→ **PROBLEM DESCRIPTION**
Write out the listing below exactly, and omit any images you find in it.
··· GIVEN DATA
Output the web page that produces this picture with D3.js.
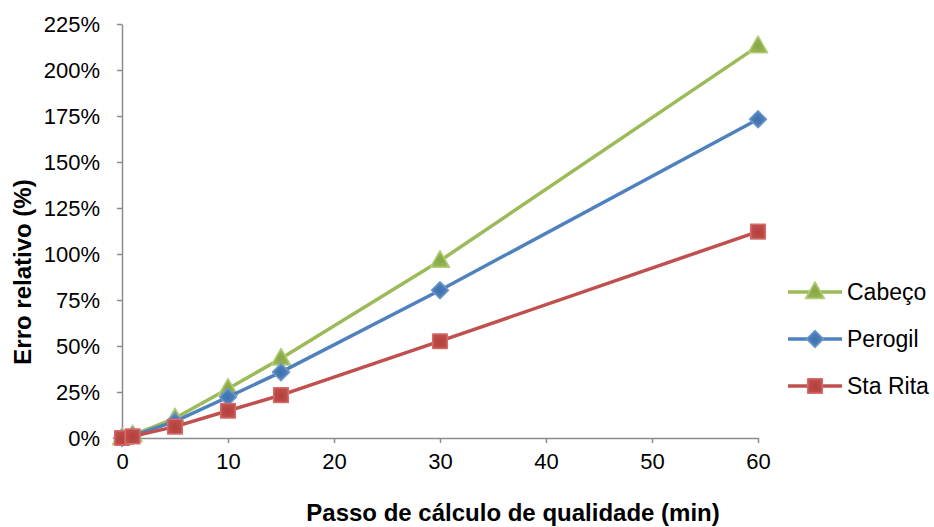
<!DOCTYPE html>
<html>
<head>
<meta charset="utf-8">
<script src="https://cdn.jsdelivr.net/npm/d3@7"></script>
<style>
  html, body { margin: 0; padding: 0; background: #fff; }
  svg { display: block; font-family: "Liberation Sans", Arial, sans-serif; }
</style>
</head>
<body>
<svg id="chart" width="934" height="527"></svg>
<script>
// Time step (minutes) of the quality calculation
const passos = [0, 1, 5, 10, 15, 30, 60];
// Relative error (fraction) for each station
const cabeco  = [0, 0.015, 0.107, 0.268, 0.432, 0.963, 2.13];
const perogil = [0, 0.012, 0.090, 0.223, 0.358, 0.803, 1.732];
const staRita = [0, 0.009, 0.062, 0.148, 0.233, 0.526, 1.122];
const seriesNames = ["Cabeço", "Perogil", "Sta Rita"];
const xTicks = [0, 10, 20, 30, 40, 50, 60];
const yTicks = [0, 0.25, 0.5, 0.75, 1, 1.25, 1.5, 1.75, 2, 2.25];

const series = [
  { name: seriesNames[0], values: cabeco,  color: "#9BBB59", light: "#B3CD7A", dark: "#86A646", shape: "triangle" },
  { name: seriesNames[1], values: perogil, color: "#4F81BD", light: "#6E98CB", dark: "#3E70AD", shape: "diamond" },
  { name: seriesNames[2], values: staRita, color: "#C0504D", light: "#D46E6A", dark: "#B43F3C", shape: "square" }
];

const svg = d3.select("#chart");
const x = d3.scaleLinear().domain([0, 60]).range([122, 758]);
const y = d3.scaleLinear().domain([0, 2.25]).range([438, 24]);

// marker gradients
const defs = svg.append("defs");
series.forEach((s, i) => {
  const g = defs.append("radialGradient").attr("id", "mk" + i)
    .attr("cx", "50%").attr("cy", "55%").attr("r", "60%");
  g.append("stop").attr("offset", "0%").attr("stop-color", s.dark);
  g.append("stop").attr("offset", "100%").attr("stop-color", s.color);
});

const fmt = d => Math.round(d * 100) + "%";

// y axis
const yAxis = svg.append("g").attr("transform", `translate(${x(0)},0)`)
  .call(d3.axisLeft(y).tickValues(yTicks).tickFormat(fmt).tickSize(5).tickSizeOuter(0).tickPadding(17));
yAxis.select(".domain").attr("stroke", "#8c8c8c").attr("stroke-width", 1.5);
yAxis.selectAll(".tick line").attr("stroke", "#8c8c8c").attr("stroke-width", 1.5);
yAxis.selectAll(".tick text").attr("font-size", 22).attr("fill", "#000")
  .attr("font-family", "Liberation Sans, Arial, sans-serif");

// x axis
const xAxis = svg.append("g").attr("transform", `translate(0,${y(0)})`)
  .call(d3.axisBottom(x).tickValues(xTicks).tickFormat(d3.format("d")).tickSize(5).tickSizeOuter(0).tickPadding(10));
xAxis.select(".domain").attr("stroke", "#8c8c8c").attr("stroke-width", 1.5);
xAxis.selectAll(".tick line").attr("stroke", "#8c8c8c").attr("stroke-width", 1.5);
xAxis.selectAll(".tick text").attr("font-size", 22).attr("fill", "#000")
  .attr("font-family", "Liberation Sans, Arial, sans-serif");

// axis titles
svg.append("text").attr("x", 513).attr("y", 521).attr("text-anchor", "middle")
  .attr("font-size", 24).attr("font-weight", "bold").text("Passo de cálculo de qualidade (min)");
svg.append("text").attr("transform", "translate(31,272) rotate(-90)").attr("text-anchor", "middle")
  .attr("font-size", 24).attr("font-weight", "bold").text("Erro relativo (%)");

const line = d3.line().x((d, i) => x(passos[i])).y(d => y(d));

function drawMarker(g, s, i, cx, cy) {
  let d, rot = 0, dy = 0;
  if (s.shape === "triangle") { d = d3.symbol().type(d3.symbolTriangle).size(160)(); dy = 1; }
  else if (s.shape === "diamond") { d = d3.symbol().type(d3.symbolSquare).size(145)(); rot = 45; }
  else { d = d3.symbol().type(d3.symbolSquare).size(215)(); }
  g.append("path").attr("d", d)
    .attr("transform", `translate(${cx},${cy + dy}) rotate(${rot})`)
    .attr("fill", `url(#mk${i})`).attr("stroke", s.light).attr("stroke-width", 1.5)
    .attr("stroke-linejoin", "round");
}

series.forEach((s, i) => {
  const g = svg.append("g");
  g.append("path").datum(s.values).attr("d", line).attr("fill", "none")
    .attr("stroke", s.color).attr("stroke-width", 3.5).attr("stroke-linejoin", "round");
  s.values.forEach((v, j) => drawMarker(g, s, i, x(passos[j]), y(v)));
});

// legend
const legendY = [292, 339, 386];
series.forEach((s, i) => {
  const g = svg.append("g");
  g.append("line").attr("x1", 788).attr("x2", 842).attr("y1", legendY[i]).attr("y2", legendY[i])
    .attr("stroke", s.color).attr("stroke-width", 3.5);
  drawMarker(g, s, i, 815, legendY[i]);
  g.append("text").attr("x", 847).attr("y", legendY[i]).attr("dy", "0.36em")
    .attr("font-size", 23).attr("fill", "#000").text(s.name);
});
</script>
</body>
</html>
······
→ **REPLY TO THE TASK**
Output the web page that produces this picture with D3.js.
<!DOCTYPE html>
<html>
<head>
<meta charset="utf-8">
<script src="https://cdn.jsdelivr.net/npm/d3@7"></script>
<style>
  html, body { margin: 0; padding: 0; background: #fff; }
  svg { display: block; font-family: "Liberation Sans", Arial, sans-serif; }
</style>
</head>
<body>
<svg id="chart" width="934" height="527"></svg>
<script>
// Time step (minutes) of the quality calculation
const passos = [0, 1, 5, 10, 15, 30, 60];
// Relative error (fraction) for each station
const cabeco  = [0, 0.015, 0.107, 0.268, 0.432, 0.963, 2.13];
const perogil = [0, 0.012, 0.090, 0.223, 0.358, 0.803, 1.732];
const staRita = [0, 0.009, 0.062, 0.148, 0.233, 0.526, 1.122];
const seriesNames = ["Cabeço", "Perogil", "Sta Rita"];
const xTicks = [0, 10, 20, 30, 40, 50, 60];
const yTicks = [0, 0.25, 0.5, 0.75, 1, 1.25, 1.5, 1.75, 2, 2.25];

const series = [
  { name: seriesNames[0], values: cabeco,  color: "#9BBB59", light: "#B3CD7A", dark: "#86A646", shape: "triangle" },
  { name: seriesNames[1], values: perogil, color: "#4F81BD", light: "#6E98CB", dark: "#3E70AD", shape: "diamond" },
  { name: seriesNames[2], values: staRita, color: "#C0504D", light: "#D46E6A", dark: "#B43F3C", shape: "square" }
];

const svg = d3.select("#chart");
const x = d3.scaleLinear().domain([0, 60]).range([122, 758]);
const y = d3.scaleLinear().domain([0, 2.25]).range([438, 24]);

// marker gradients
const defs = svg.append("defs");
series.forEach((s, i) => {
  const g = defs.append("radialGradient").attr("id", "mk" + i)
    .attr("cx", "50%").attr("cy", "55%").attr("r", "60%");
  g.append("stop").attr("offset", "0%").attr("stop-color", s.dark);
  g.append("stop").attr("offset", "100%").attr("stop-color", s.color);
});

const fmt = d => Math.round(d * 100) + "%";

// y axis
const yAxis = svg.append("g").attr("transform", `translate(${x(0)},0)`)
  .call(d3.axisLeft(y).tickValues(yTicks).tickFormat(fmt).tickSize(5).tickSizeOuter(0).tickPadding(17));
yAxis.select(".domain").attr("stroke", "#8c8c8c").attr("stroke-width", 1.5);
yAxis.selectAll(".tick line").attr("stroke", "#8c8c8c").attr("stroke-width", 1.5);
yAxis.selectAll(".tick text").attr("font-size", 22).attr("fill", "#000")
  .attr("font-family", "Liberation Sans, Arial, sans-serif");

// x axis
const xAxis = svg.append("g").attr("transform", `translate(0,${y(0)})`)
  .call(d3.axisBottom(x).tickValues(xTicks).tickFormat(d3.format("d")).tickSize(5).tickSizeOuter(0).tickPadding(10));
xAxis.select(".domain").attr("stroke", "#8c8c8c").attr("stroke-width", 1.5);
xAxis.selectAll(".tick line").attr("stroke", "#8c8c8c").attr("stroke-width", 1.5);
xAxis.selectAll(".tick text").attr("font-size", 22).attr("fill", "#000")
  .attr("font-family", "Liberation Sans, Arial, sans-serif");

// axis titles
svg.append("text").attr("x", 513).attr("y", 521).attr("text-anchor", "middle")
  .attr("font-size", 24).attr("font-weight", "bold").text("Passo de cálculo de qualidade (min)");
svg.append("text").attr("transform", "translate(31,272) rotate(-90)").attr("text-anchor", "middle")
  .attr("font-size", 24).attr("font-weight", "bold").text("Erro relativo (%)");

const line = d3.line().x((d, i) => x(passos[i])).y(d => y(d));

function drawMarker(g, s, i, cx, cy) {
  let d, rot = 0, dy = 0;
  if (s.shape === "triangle") { d = d3.symbol().type(d3.symbolTriangle).size(160)(); dy = 1; }
  else if (s.shape === "diamond") { d = d3.symbol().type(d3.symbolSquare).size(145)(); rot = 45; }
  else { d = d3.symbol().type(d3.symbolSquare).size(215)(); }
  g.append("path").attr("d", d)
    .attr("transform", `translate(${cx},${cy + dy}) rotate(${rot})`)
    .attr("fill", `url(#mk${i})`).attr("stroke", s.light).attr("stroke-width", 1.5)
    .attr("stroke-linejoin", "round");
}

series.forEach((s, i) => {
  const g = svg.append("g");
  g.append("path").datum(s.values).attr("d", line).attr("fill", "none")
    .attr("stroke", s.color).attr("stroke-width", 3.5).attr("stroke-linejoin", "round");
  s.values.forEach((v, j) => drawMarker(g, s, i, x(passos[j]), y(v)));
});

// legend
const legendY = [292, 339, 386];
series.forEach((s, i) => {
  const g = svg.append("g");
  g.append("line").attr("x1", 788).attr("x2", 842).attr("y1", legendY[i]).attr("y2", legendY[i])
    .attr("stroke", s.color).attr("stroke-width", 3.5);
  drawMarker(g, s, i, 815, legendY[i]);
  g.append("text").attr("x", 847).attr("y", legendY[i]).attr("dy", "0.36em")
    .attr("font-size", 23).attr("fill", "#000").text(s.name);
});
</script>
</body>
</html>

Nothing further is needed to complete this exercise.